Drop the pictures, then extract the listing word for word.

§ Material:
═══
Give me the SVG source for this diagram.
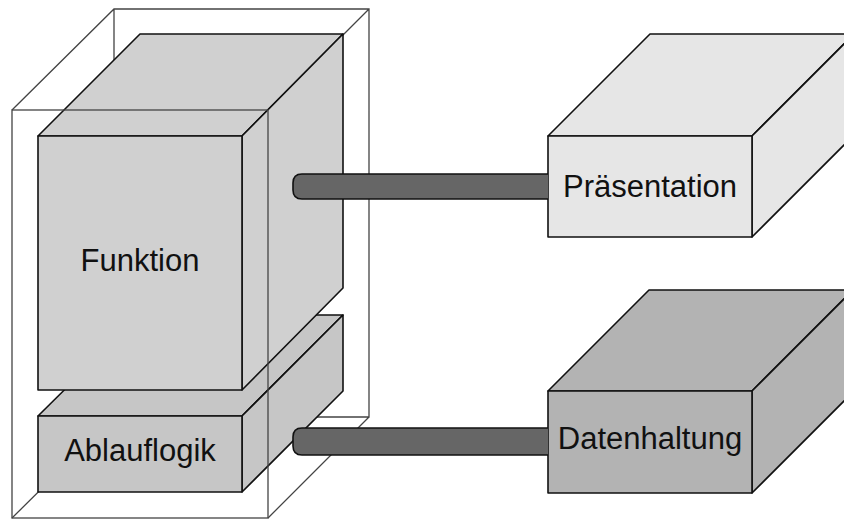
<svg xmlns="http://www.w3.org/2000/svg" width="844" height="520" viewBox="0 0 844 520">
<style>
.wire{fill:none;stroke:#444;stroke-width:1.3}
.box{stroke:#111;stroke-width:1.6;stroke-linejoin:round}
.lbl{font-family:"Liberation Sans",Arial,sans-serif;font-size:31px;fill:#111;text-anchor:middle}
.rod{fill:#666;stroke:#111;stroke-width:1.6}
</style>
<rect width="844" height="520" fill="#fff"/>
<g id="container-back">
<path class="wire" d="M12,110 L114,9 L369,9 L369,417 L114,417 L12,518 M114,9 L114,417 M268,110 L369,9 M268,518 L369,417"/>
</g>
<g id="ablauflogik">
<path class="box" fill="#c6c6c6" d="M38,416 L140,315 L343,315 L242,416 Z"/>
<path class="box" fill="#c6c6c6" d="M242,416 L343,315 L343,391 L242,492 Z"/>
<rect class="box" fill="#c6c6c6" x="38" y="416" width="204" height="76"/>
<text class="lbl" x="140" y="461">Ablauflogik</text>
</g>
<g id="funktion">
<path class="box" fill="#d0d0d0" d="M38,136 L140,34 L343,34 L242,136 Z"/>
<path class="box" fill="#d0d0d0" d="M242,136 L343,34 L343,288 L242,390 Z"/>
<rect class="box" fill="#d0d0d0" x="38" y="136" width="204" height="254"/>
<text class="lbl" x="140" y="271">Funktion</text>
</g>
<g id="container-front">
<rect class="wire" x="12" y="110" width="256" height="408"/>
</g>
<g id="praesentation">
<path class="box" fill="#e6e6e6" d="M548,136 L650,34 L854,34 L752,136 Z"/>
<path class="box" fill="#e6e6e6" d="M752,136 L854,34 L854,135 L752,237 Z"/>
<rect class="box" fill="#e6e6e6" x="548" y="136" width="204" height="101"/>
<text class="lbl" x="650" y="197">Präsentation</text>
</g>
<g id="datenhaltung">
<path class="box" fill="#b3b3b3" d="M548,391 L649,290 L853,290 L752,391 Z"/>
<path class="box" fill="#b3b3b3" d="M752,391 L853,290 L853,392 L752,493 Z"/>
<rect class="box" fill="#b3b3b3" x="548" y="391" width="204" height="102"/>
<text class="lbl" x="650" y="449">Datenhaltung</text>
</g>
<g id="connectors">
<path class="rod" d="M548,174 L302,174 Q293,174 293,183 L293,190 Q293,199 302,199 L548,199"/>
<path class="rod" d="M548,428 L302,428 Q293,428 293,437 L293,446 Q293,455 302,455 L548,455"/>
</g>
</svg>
═══
§ Answer to this exercise:
Give me the SVG source for this diagram.
<svg xmlns="http://www.w3.org/2000/svg" width="844" height="520" viewBox="0 0 844 520">
<style>
.wire{fill:none;stroke:#444;stroke-width:1.3}
.box{stroke:#111;stroke-width:1.6;stroke-linejoin:round}
.lbl{font-family:"Liberation Sans",Arial,sans-serif;font-size:31px;fill:#111;text-anchor:middle}
.rod{fill:#666;stroke:#111;stroke-width:1.6}
</style>
<rect width="844" height="520" fill="#fff"/>
<g id="container-back">
<path class="wire" d="M12,110 L114,9 L369,9 L369,417 L114,417 L12,518 M114,9 L114,417 M268,110 L369,9 M268,518 L369,417"/>
</g>
<g id="ablauflogik">
<path class="box" fill="#c6c6c6" d="M38,416 L140,315 L343,315 L242,416 Z"/>
<path class="box" fill="#c6c6c6" d="M242,416 L343,315 L343,391 L242,492 Z"/>
<rect class="box" fill="#c6c6c6" x="38" y="416" width="204" height="76"/>
<text class="lbl" x="140" y="461">Ablauflogik</text>
</g>
<g id="funktion">
<path class="box" fill="#d0d0d0" d="M38,136 L140,34 L343,34 L242,136 Z"/>
<path class="box" fill="#d0d0d0" d="M242,136 L343,34 L343,288 L242,390 Z"/>
<rect class="box" fill="#d0d0d0" x="38" y="136" width="204" height="254"/>
<text class="lbl" x="140" y="271">Funktion</text>
</g>
<g id="container-front">
<rect class="wire" x="12" y="110" width="256" height="408"/>
</g>
<g id="praesentation">
<path class="box" fill="#e6e6e6" d="M548,136 L650,34 L854,34 L752,136 Z"/>
<path class="box" fill="#e6e6e6" d="M752,136 L854,34 L854,135 L752,237 Z"/>
<rect class="box" fill="#e6e6e6" x="548" y="136" width="204" height="101"/>
<text class="lbl" x="650" y="197">Präsentation</text>
</g>
<g id="datenhaltung">
<path class="box" fill="#b3b3b3" d="M548,391 L649,290 L853,290 L752,391 Z"/>
<path class="box" fill="#b3b3b3" d="M752,391 L853,290 L853,392 L752,493 Z"/>
<rect class="box" fill="#b3b3b3" x="548" y="391" width="204" height="102"/>
<text class="lbl" x="650" y="449">Datenhaltung</text>
</g>
<g id="connectors">
<path class="rod" d="M548,174 L302,174 Q293,174 293,183 L293,190 Q293,199 302,199 L548,199"/>
<path class="rod" d="M548,428 L302,428 Q293,428 293,437 L293,446 Q293,455 302,455 L548,455"/>
</g>
</svg>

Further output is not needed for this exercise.